Exhibition CONSECUTIVE FIXATION. December 17th, 18:00, Klaipeda, Lithuania

December 13, 2021

ExhibitionExhibition

Dear friends! DECEMBER 17TH, AT 18:00, at the Klaipeda Exhibition Hall, will open my exhibition, Consecutive Fixation.

At the exhibition, I will show several of my projects, such as Horizons, The Process, Traces of Memory, Surveillance, Architecture of Evidence, and several other series that were not exhibited previously. Also, it will include both books published during the last two years.

I am still preparing for the exhibition, printing catalogues, and working on different ways of presentation.

The exhibition will last until January 16th

Here, I would like to share the front page of the folding catalogue for the exhibition, which includes images from different series and the text written by Katažyna Jankovska. I hope you will enjoy it!

Adding the full text by Katažyna Jankovska below:

Inextricably linked to an unseen history, the photographs of Valentyn Odnoviun act as a dispersed collection of traces of political violence, retained by places that once enabled them to occur. Objects sustaining their versions of history manifest themselves as a dynamic entity that communicates the grim fate of the oppressed, sometimes more telling than straightforward - yet edited - human narratives. Erased paint on the metal bunks unveiled imprints of detainee bodies and marks on the cracked prison cell walls. Stairs leading to the headquarters’ basements bear witness to the heavy steps of the wardens. Painted over windows, withholding gazes from both outside and inside. All of them are visual clues that operate as references to events planned to be unseen and forgotten. Like light-sensitive photographic paper, buildings and objects’ surfaces function here as sensors accumulate the material inscriptions of political violence that sustain them as claims.

Reading history via these traces carries a certain forensic interest. The revelatory power of details inherent to the practice of investigation and the need to see what is external to the image puts the viewer in the position of the forensic anthropologist. Ever since the 19th century, the accuracy of the mechanical eye paved the way for photography into the field of empirical science; the medium started to be used as a significant means of evidence, moving beyond partial standpoints towards  unquestionable evidence of truth. However, as the captured aftermath of violence remains a provisional stop between what happened and what was yet to happen, the viewer is proposed to invoke the imagination in order to reconstruct the chain of events. Filling the gaps left with a subjective interpretation, the imaginative associative game turns into a process of mental reconstruction of events, resulting in the whole spectrum of possible meanings and new perceptions.

An emerging thread of speculations reflects the linkage between the images of violence and the violence of images. Questioning the ambiguous relationship between photographic realism and politics of representation per se, Odnoviun’s photographs present visual evidence as a reflection of the repressive logic inherent in the technological possibilities of the camera. Seen as a visual representation of the truth, photography becomes the weapon against it in the long turn, obfuscating rather than showing the way things actually are. The promise of photographic truth fades to gradually become an integral tool of control and repressive power hiding under the veil of objectivity.

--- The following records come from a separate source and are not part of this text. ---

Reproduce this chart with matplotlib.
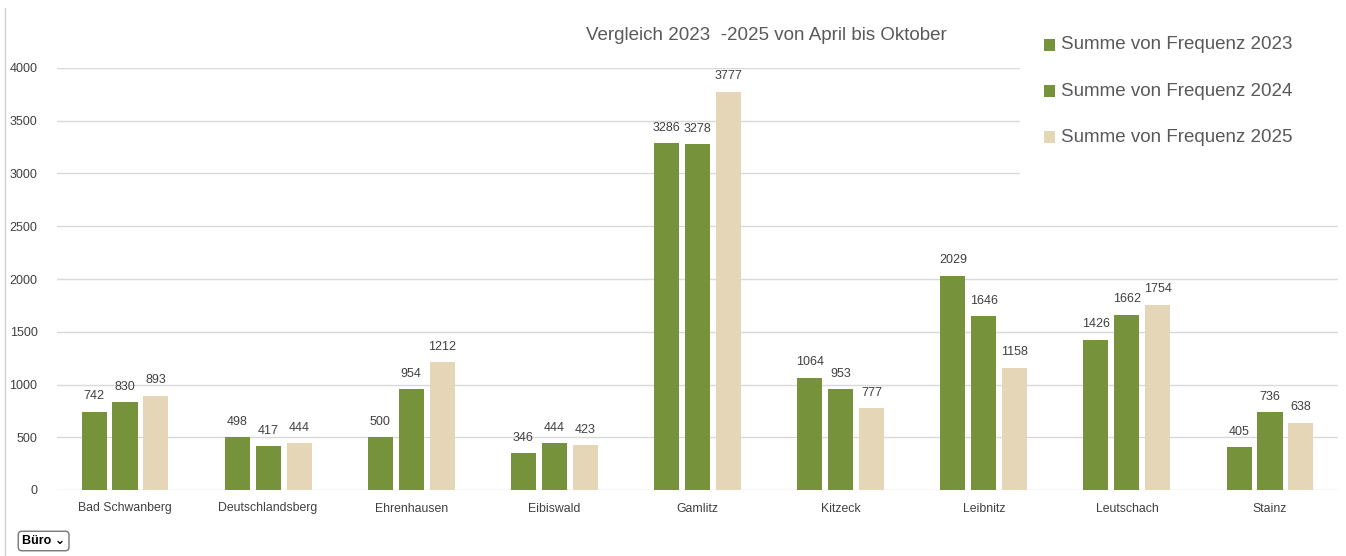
import matplotlib
matplotlib.use("Agg")
import matplotlib.pyplot as plt
import numpy as np
from matplotlib.patches import Rectangle

# data
orte = ["Bad Schwanberg", "Deutschlandsberg", "Ehrenhausen", "Eibiswald", "Gamlitz",
        "Kitzeck", "Leibnitz", "Leutschach", "Stainz"]
freq_2023 = [742, 498, 500, 346, 3286, 1064, 2029, 1426, 405]
freq_2024 = [830, 417, 954, 444, 3278, 953, 1646, 1662, 736]
freq_2025 = [893, 444, 1212, 423, 3777, 777, 1158, 1754, 638]
serien = ["Summe von Frequenz 2023", "Summe von Frequenz 2024", "Summe von Frequenz 2025"]
yticks = [0, 500, 1000, 1500, 2000, 2500, 3000, 3500, 4000]

GREEN = "#76933c"
BEIGE = "#e6d6b8"
TXT = "#595959"
plt.rcParams['font.family'] = ['Liberation Sans', 'DejaVu Sans']

fig = plt.figure(figsize=(13.46, 5.56), dpi=100)
ax = fig.add_axes([57/1346, 66/556, (1338-57)/1346, 422/556])

x = np.arange(len(orte))
w = 0.175
step = 0.216
cols = [GREEN, GREEN, BEIGE]
for i, (vals, c, lab) in enumerate(zip([freq_2023, freq_2024, freq_2025], cols, serien)):
    pos = x + (i - 1) * step
    ax.bar(pos, vals, width=w, color=c, label=lab, zorder=3)
    for p, v in zip(pos, vals):
        ax.text(p, v + 90, str(v), ha="center", va="bottom", fontsize=9,
                color="#404040", clip_on=False)

ax.set_xlim(-0.475, len(orte) - 0.525)
ax.set_ylim(0, 4000)
ax.set_yticks(yticks)
ax.set_xticks(x)
ax.set_xticklabels(orte, fontsize=8.8, color="#404040")
ax.tick_params(axis="y", labelsize=9, labelcolor="#404040", length=0, pad=14)
ax.tick_params(axis="x", length=0, pad=9)
ax.grid(axis="y", color="#d9d9d9", linewidth=1, zorder=0)
for s in ax.spines.values():
    s.set_visible(False)

fig.text(766/1346, 1 - 35/556, "Vergleich 2023  -2025 von April bis Oktober",
         ha="center", va="center", fontsize=13.5, color=TXT)

# legend box on top of grid
fig.patches.append(Rectangle((1020/1346, 1 - 182/556), 326/1346, 167/556,
                             transform=fig.transFigure, facecolor="white",
                             edgecolor="none", zorder=5))
for k, (lab, c) in enumerate(zip(serien, cols)):
    yy = 1 - (45 + 46*k)/556
    fig.patches.append(Rectangle((1044/1346, yy - 6/556), 11/1346, 12/556,
                                 transform=fig.transFigure, facecolor=c,
                                 edgecolor="none", zorder=6))
    fig.text(1061/1346, yy, lab, ha="left", va="center", fontsize=13.5,
             color=TXT, zorder=7)

# left frame line
fig.add_artist(plt.Line2D([5/1346, 5/1346], [0, 1 - 8/556], transform=fig.transFigure,
                          color="#d0d0d0", linewidth=1))

# dropdown "Büro"
fig.text(22/1346, 1 - 541/556, "Büro \u2304", ha="left", va="center", fontsize=9,
         color="black", fontweight="bold", family=['Liberation Sans', 'DejaVu Sans'],
         bbox=dict(boxstyle="round,pad=0.3", facecolor="white", edgecolor="#767676"))

fig.savefig("out.png", dpi=100)
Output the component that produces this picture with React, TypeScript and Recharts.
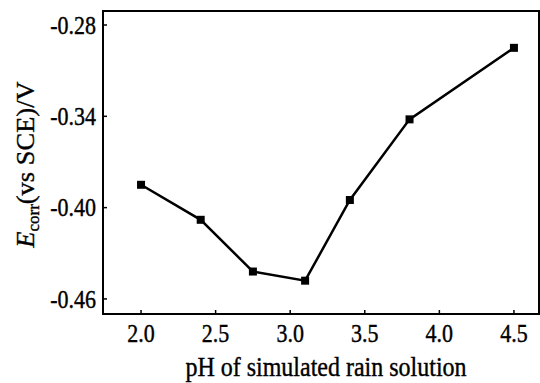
import React from 'react';
import { LineChart, Line, XAxis, YAxis, ReferenceArea } from 'recharts';

const phValues = [2.0, 2.4, 2.75, 3.1, 3.4, 3.8, 4.5];
const ecorrValues = [-0.385, -0.408, -0.442, -0.448, -0.395, -0.342, -0.295];
const xTicks = [2.0, 2.5, 3.0, 3.5, 4.0, 4.5];
const yTicks = [-0.46, -0.40, -0.34, -0.28];
const xDomain: [number, number] = [1.745, 4.668];
const yDomain: [number, number] = [-0.4699, -0.2708];
const xLabel = 'pH of simulated rain solution';

const data = phValues.map((ph, i) => ({ ph, e: ecorrValues[i] }));

const FONT = '"Liberation Serif", "Times New Roman", serif';
const X_MARGIN = 10;
const Y_MARGIN = 7;
const TICK_LEN = 4;
const TEXT_STROKE = 0.35;

const XTick = (props: any) => {
  const { x, y, payload } = props;
  const axisY = y - X_MARGIN;
  return (
    <g>
      <line x1={x} x2={x} y1={axisY} y2={axisY - TICK_LEN} stroke="#000" strokeWidth={1.5} />
      <text
        transform={`translate(${x},${y}) scale(1,1.12)`}
        textAnchor="middle"
        dy="0.71em"
        fontFamily={FONT}
        fontSize={22}
        fill="#000"
        stroke="#000"
        strokeWidth={TEXT_STROKE}
      >
        {Number(payload.value).toFixed(1)}
      </text>
    </g>
  );
};

const YTick = (props: any) => {
  const { x, y, payload } = props;
  const axisX = x + Y_MARGIN;
  return (
    <g>
      <line x1={axisX} x2={axisX + TICK_LEN} y1={y} y2={y} stroke="#000" strokeWidth={1.5} />
      <text
        transform={`translate(${x},${y}) scale(1,1.12)`}
        textAnchor="end"
        dy="0.355em"
        fontFamily={FONT}
        fontSize={22}
        fill="#000"
        stroke="#000"
        strokeWidth={TEXT_STROKE}
      >
        {Number(payload.value).toFixed(2)}
      </text>
    </g>
  );
};

const YLabel = (props: any) => {
  const { viewBox } = props;
  const cx = viewBox.x + 34;
  const cy = viewBox.y + viewBox.height / 2 + 2;
  return (
    <text
      transform={`translate(${cx},${cy}) rotate(-90) scale(1.06,1)`}
      textAnchor="middle"
      fontFamily={FONT}
      fontSize={25}
      fill="#000"
      stroke="#000"
      strokeWidth={TEXT_STROKE}
    >
      <tspan fontStyle="italic">E</tspan>
      <tspan fontSize={16} dy="0.3em">corr</tspan>
      <tspan dy="-0.19em">(vs SCE)/V</tspan>
    </text>
  );
};

const XLabel = (props: any) => {
  const { viewBox } = props;
  const cx = viewBox.x + viewBox.width / 2 + 5;
  const cy = viewBox.y + 62;
  return (
    <text
      transform={`translate(${cx},${cy}) scale(1,1.1)`}
      textAnchor="middle"
      fontFamily={FONT}
      fontSize={24}
      fill="#000"
      stroke="#000"
      strokeWidth={TEXT_STROKE}
    >
      {xLabel}
    </text>
  );
};

const SquareDot = (props: any) => {
  const { cx, cy } = props;
  if (cx == null || cy == null) return null;
  const s = 8;
  return <rect x={cx - s / 2} y={cy - s / 2} width={s} height={s} fill="#000" />;
};

export default function App() {
  return (
    <div style={{ position: 'absolute', left: 0, top: 0, background: '#fff' }}>
      <LineChart
        width={540}
        height={383}
        data={data}
        margin={{ top: 11, right: 1, bottom: 0, left: 0 }}
      >
        <XAxis
          dataKey="ph"
          type="number"
          domain={xDomain}
          ticks={xTicks}
          allowDataOverflow
          height={69}
          tickSize={0}
          tickMargin={X_MARGIN}
          tickLine={false}
          axisLine={{ stroke: '#000', strokeWidth: 2 }}
          tick={<XTick />}
          interval={0}
          label={<XLabel />}
        />
        <YAxis
          type="number"
          domain={yDomain}
          ticks={yTicks}
          allowDataOverflow
          width={103}
          tickSize={0}
          tickMargin={Y_MARGIN}
          tickLine={false}
          axisLine={{ stroke: '#000', strokeWidth: 2 }}
          tick={<YTick />}
          interval={0}
          label={<YLabel />}
        />
        <ReferenceArea
          x1={xDomain[0]}
          x2={xDomain[1]}
          y1={yDomain[0]}
          y2={yDomain[1]}
          fill="none"
          stroke="#000"
          strokeWidth={2}
          ifOverflow="visible"
        />
        <Line
          dataKey="e"
          stroke="#000"
          strokeWidth={2.5}
          dot={<SquareDot />}
          activeDot={false}
          isAnimationActive={false}
        />
      </LineChart>
    </div>
  );
}
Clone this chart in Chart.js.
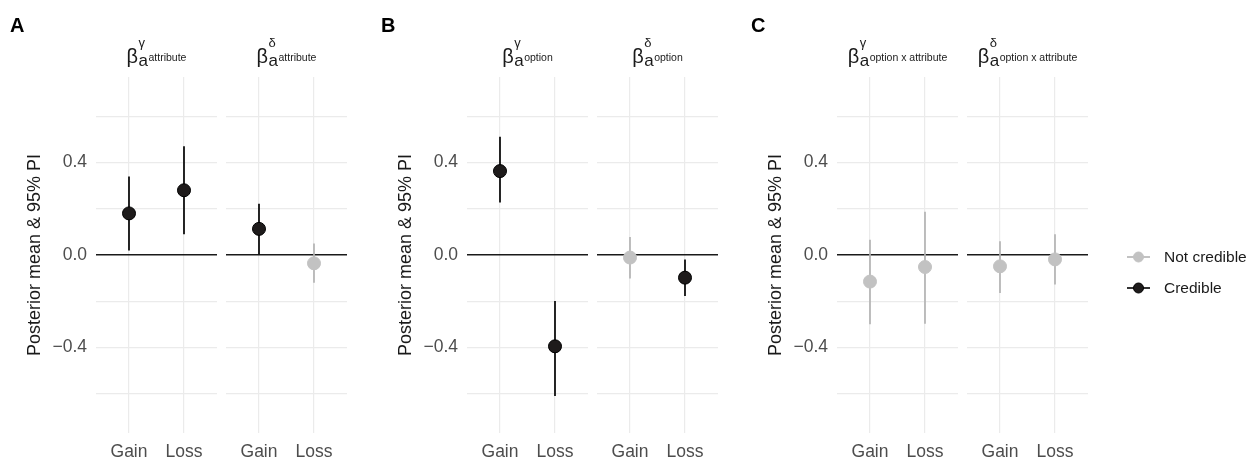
<!DOCTYPE html>
<html>
<head>
<meta charset="utf-8">
<script src="https://cdn.jsdelivr.net/npm/chart.js@4.4.0/dist/chart.umd.min.js"></script>
<style>
  html, body { margin: 0; padding: 0; background: #fff; }
  #wrap { position: relative; width: 1252px; height: 462px; overflow: hidden; }
  #wrap canvas { position: absolute; top: 0; }
</style>
</head>
<body>
<div id="wrap"></div>
<script>
var groups = ['Gain', 'Loss'];
var params = ['\u03b3', '\u03b4'];
var terms = ['attribute', 'option', 'option x attribute'];
var panelLetters = ['A', 'B', 'C'];
var legendLabels = ['Not credible', 'Credible'];

// posterior means and 95% PI bounds, [Gain, Loss]
var attributeGammaMean = [0.18, 0.28];
var attributeGammaLow = [0.02, 0.09];
var attributeGammaHigh = [0.34, 0.47];
var attributeDeltaMean = [0.113, -0.036];
var attributeDeltaLow = [0.003, -0.12];
var attributeDeltaHigh = [0.222, 0.05];

var optionGammaMean = [0.363, -0.395];
var optionGammaLow = [0.227, -0.61];
var optionGammaHigh = [0.512, -0.199];
var optionDeltaMean = [-0.011, -0.098];
var optionDeltaLow = [-0.102, -0.177];
var optionDeltaHigh = [0.078, -0.02];

var interactionGammaMean = [-0.115, -0.052];
var interactionGammaLow = [-0.30, -0.297];
var interactionGammaHigh = [0.066, 0.187];
var interactionDeltaMean = [-0.049, -0.019];
var interactionDeltaLow = [-0.164, -0.128];
var interactionDeltaHigh = [0.06, 0.09];

var facets = [
  { panel: 0, param: 0, mean: attributeGammaMean, low: attributeGammaLow, high: attributeGammaHigh },
  { panel: 0, param: 1, mean: attributeDeltaMean, low: attributeDeltaLow, high: attributeDeltaHigh },
  { panel: 1, param: 0, mean: optionGammaMean, low: optionGammaLow, high: optionGammaHigh },
  { panel: 1, param: 1, mean: optionDeltaMean, low: optionDeltaLow, high: optionDeltaHigh },
  { panel: 2, param: 0, mean: interactionGammaMean, low: interactionGammaLow, high: interactionGammaHigh },
  { panel: 2, param: 1, mean: interactionDeltaMean, low: interactionDeltaLow, high: interactionDeltaHigh }
];

var FONT = "'Liberation Sans', Arial, Helvetica, sans-serif";
var DARK = '#1e1b1b';
var GREY = '#c2c2c2';
var GREY_BAR = '#b3b3b3';
var GRID = '#ebebeb';

var plotLefts = [96, 226, 467, 597, 837, 967];
var facetWidth = 121;
var axisWidth = 96;
var legendWidth = 165;
var wrap = document.getElementById('wrap');

function isCredible(lo, hi) {
  return lo > 0 || hi < 0;
}

function fmtTick(v) {
  var r = Math.round(v * 10);
  if (r % 4 !== 0) return '';
  if (r === 0) return '0.0';
  return (r < 0 ? '\u2212' : '') + Math.abs(r / 10).toFixed(1);
}

var facetDecor = {
  id: 'facetDecor',
  afterDraw: function(chart, args, opts) {
    var ctx = chart.ctx;
    var area = chart.chartArea;
    var cx = (area.left + area.right) / 2;
    ctx.save();
    ctx.fillStyle = '#1a1a1a';
    ctx.textBaseline = 'alphabetic';
    ctx.textAlign = 'left';

    // strip label: beta, superscript param, subscript a with superscript term
    var fBeta = '20px ' + FONT, fSup = '13px ' + FONT, fA = '17px ' + FONT, fTerm = '10.5px ' + FONT;
    ctx.font = fBeta; var wB = ctx.measureText('\u03b2').width;
    ctx.font = fA; var wA = ctx.measureText('a').width;
    ctx.font = fTerm; var wT = ctx.measureText(opts.term).width;
    var total = wB + 0.5 + wA + 0.5 + wT;
    var x0 = cx - total / 2;
    ctx.font = fBeta; ctx.fillText('\u03b2', x0, 63);
    ctx.font = fSup; ctx.fillText(opts.param, x0 + wB + 0.5, 47);
    ctx.font = fA; ctx.fillText('a', x0 + wB + 0.5, 66);
    ctx.font = fTerm; ctx.fillText(opts.term, x0 + wB + 0.5 + wA + 0.5, 61);

    if (opts.letter) {
      ctx.font = 'bold 20px ' + FONT;
      ctx.fillStyle = '#000';
      ctx.fillText(opts.letter, 10, 32);
    }

    if (opts.legend) {
      var lx = area.right + 39;
      var ys = [257, 288];
      for (var i = 0; i < 2; i++) {
        var col = i === 0 ? GREY : DARK;
        ctx.strokeStyle = i === 0 ? GREY_BAR : '#000';
        ctx.lineWidth = 1.6;
        ctx.beginPath();
        ctx.moveTo(lx, ys[i]);
        ctx.lineTo(lx + 23, ys[i]);
        ctx.stroke();
        ctx.beginPath();
        ctx.arc(lx + 11.5, ys[i], 5, 0, Math.PI * 2);
        ctx.fillStyle = col;
        ctx.fill();
        ctx.strokeStyle = i === 0 ? GREY : '#000';
        ctx.lineWidth = 1;
        ctx.stroke();
        ctx.fillStyle = '#1a1a1a';
        ctx.font = '15.5px ' + FONT;
        ctx.textBaseline = 'middle';
        ctx.fillText(legendLabels[i], lx + 37, ys[i] + 1);
        ctx.textBaseline = 'alphabetic';
      }
    }
    ctx.restore();
  }
};

facets.forEach(function(f, idx) {
  var first = f.param === 0;
  var isLast = idx === facets.length - 1;
  var left = first ? plotLefts[idx] - axisWidth : plotLefts[idx];
  var width = (first ? axisWidth : 0) + facetWidth + (isLast ? legendWidth : 0);

  var canvas = document.createElement('canvas');
  canvas.width = width;
  canvas.height = 462;
  canvas.style.left = left + 'px';
  wrap.appendChild(canvas);

  var credible = f.mean.map(function(m, i) { return isCredible(f.low[i], f.high[i]); });

  var datasets = [{
    type: 'scatter',
    data: f.mean.map(function(m, i) { return { x: i + 1, y: m }; }),
    backgroundColor: credible.map(function(c) { return c ? DARK : GREY; }),
    borderColor: credible.map(function(c) { return c ? '#000' : GREY; }),
    borderWidth: 1,
    pointRadius: 6.5,
    order: 0
  }];
  f.mean.forEach(function(m, i) {
    datasets.push({
      type: 'line',
      data: [{ x: i + 1, y: f.low[i] }, { x: i + 1, y: f.high[i] }],
      borderColor: credible[i] ? '#000' : GREY_BAR,
      borderWidth: 1.7,
      pointRadius: 0,
      order: 1
    });
  });

  new Chart(canvas, {
    type: 'scatter',
    data: { datasets: datasets },
    plugins: [facetDecor],
    options: {
      responsive: false,
      animation: false,
      events: [],
      layout: {
        autoPadding: false,
        padding: { top: 77, left: 0, bottom: 0, right: isLast ? legendWidth : 0 }
      },
      plugins: {
        legend: { display: false },
        tooltip: { enabled: false },
        facetDecor: {
          term: terms[f.panel],
          param: params[f.param],
          letter: first ? panelLetters[f.panel] : null,
          legend: isLast
        }
      },
      scales: {
        x: {
          type: 'linear',
          min: 0.4,
          max: 2.6,
          afterBuildTicks: function(scale) {
            scale.ticks = groups.map(function(g, i) { return { value: i + 1 }; });
          },
          afterFit: function(scale) {
            scale.height = 29;
            scale.paddingLeft = 0;
            scale.paddingRight = 0;
          },
          border: { display: false },
          grid: { color: GRID, lineWidth: 1.2, drawTicks: false },
          ticks: {
            padding: 9,
            maxRotation: 0,
            autoSkip: false,
            color: '#4d4d4d',
            font: { family: FONT, size: 17.5 },
            callback: function(v) { return groups[Math.round(v) - 1]; }
          }
        },
        y: {
          min: -0.77,
          max: 0.77,
          afterFit: function(scale) {
            scale.width = first ? axisWidth : 0;
            scale.paddingTop = 0;
            scale.paddingBottom = 0;
          },
          border: { display: false },
          grid: {
            drawTicks: false,
            color: function(c) { return c.tick && Math.abs(c.tick.value) < 1e-9 ? '#1a1a1a' : GRID; },
            lineWidth: function(c) { return c.tick && Math.abs(c.tick.value) < 1e-9 ? 1.4 : 1.2; }
          },
          ticks: {
            display: first,
            stepSize: 0.2,
            includeBounds: false,
            padding: 9,
            color: '#4d4d4d',
            font: { family: FONT, size: 17.5 },
            callback: fmtTick
          },
          title: {
            display: first,
            text: 'Posterior mean & 95% PI',
            color: '#1a1a1a',
            font: { family: FONT, size: 18 },
            padding: { top: 24, bottom: 0 }
          }
        }
      }
    }
  });
});
</script>
</body>
</html>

Violence can have different configurations. It can be coloured by fear and conflict, as one would regularly expect in the context of historically violent settings. Yet this scattered archive of visual clues of covered, hidden or simply overlooked traces of political violence appears unexpectedly beautiful, creating a deceitful atmosphere of misleading assumptions. Captured cracks, holes and lines appear as almost abstract painterly compositions, explaining the peculiar attractiveness of these photographs. The friction between documentary content and abstract form breaks the sign’s connection to the actual referent, turning documentary evidence of violence into an object of aesthetic contemplation.

Odnoviun’s photographs’ ambivalence and the perceptual doubt experience remind us that the complicity with violence comes from passive reception. Photography, as usually reduced to the act of recognition with no room for a broader narrative, here disrupts the automatic interpretation. Fostering the effect of estrangement, as introduced by Shklovsky and expanding borders of our imagination, photographs enable us to engage critically with entrenched practices of violence.

Usually, the trace means that the event is over and can be gazed upon at a remove, in a state of temporary, physical and emotional distance. Yet, these abstract testimonies transcend their indexical relationship with specific events, reminding us about the universal and omnipresent form of structural violence that is not limited to definite geography and time. Images refer to something already belonging to the past but somehow persistent in the present, thus being emblematic of a larger discourse of oppression. The process of defamiliarisation involves a longer perception process, upsetting the balance between aesthetic and moral response, stimulating our critical engagement with the current underlying systems of brutal forces. Pointing to the universality of violence, these photographs exist in an ephemeral place, speaking for all the past, present and future regimes where life and order seem to be at odds.